Holistic education inspires and builds a sense of wonder.
A Holistic education environment might provide opportunities for a student to expand a topic with some self-directed questions. Discovery is preferred to memorization, and so that means that learning about gravity would include an experiment at the beginning of class followed by a discussion where students try to decide what is going on. An essay topic might be inspired by a teacher’s personal story or a compelling news article shown in a clip on the big screen in class.
Holistic education helps people participate and build identities as scholars.
Holistic education employs group work, and can provide students with collaborative skills that wouldn’t be gained in other learning environments. Students feel connected and able to use their unique skills and voices together to create something or solve a problem. Providing students with discussion time, time to reflect and ask questions, puts the ball in their court and they kindle the flame of curiosity required to be intellectual leaders for life.
Holistic education creates a different kind of brain.
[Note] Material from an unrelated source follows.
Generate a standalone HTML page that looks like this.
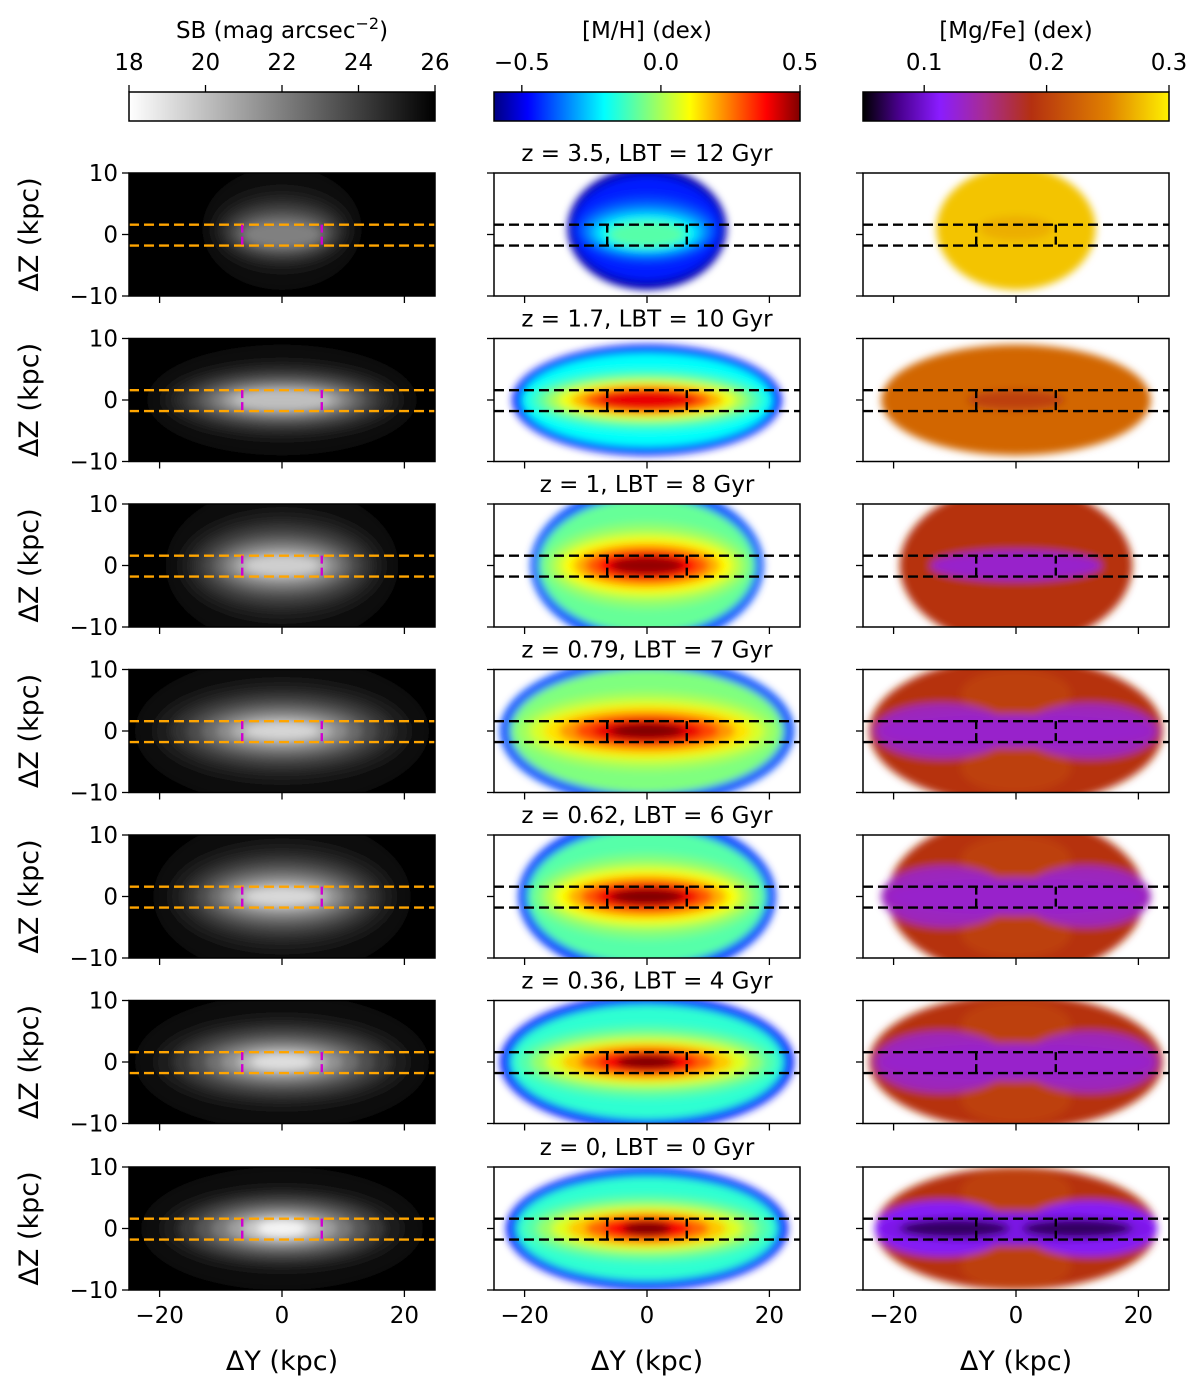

When students are required to listen and take in facts and then provide them when asked (like on a test), they begin to see education as a sort of knowledge ‘bank’ where others make deposits that they can withdraw at a later time. Traditional learning often looks like list making, memorizing techniques, compartmentalization, practicing, and then testing. In contrast, holistic learning is more like building a network of connections, like bridges or branches, which echo our own neural pathways in the brain. The type of information storing is different, because when one wants to access it again in the future, it is not compartmentalized. Each piece of the puzzle is connected to something else, and this series of branches is constantly being added to. Holistic education looks like making a web, finding connections, exploring, and expanding the topic.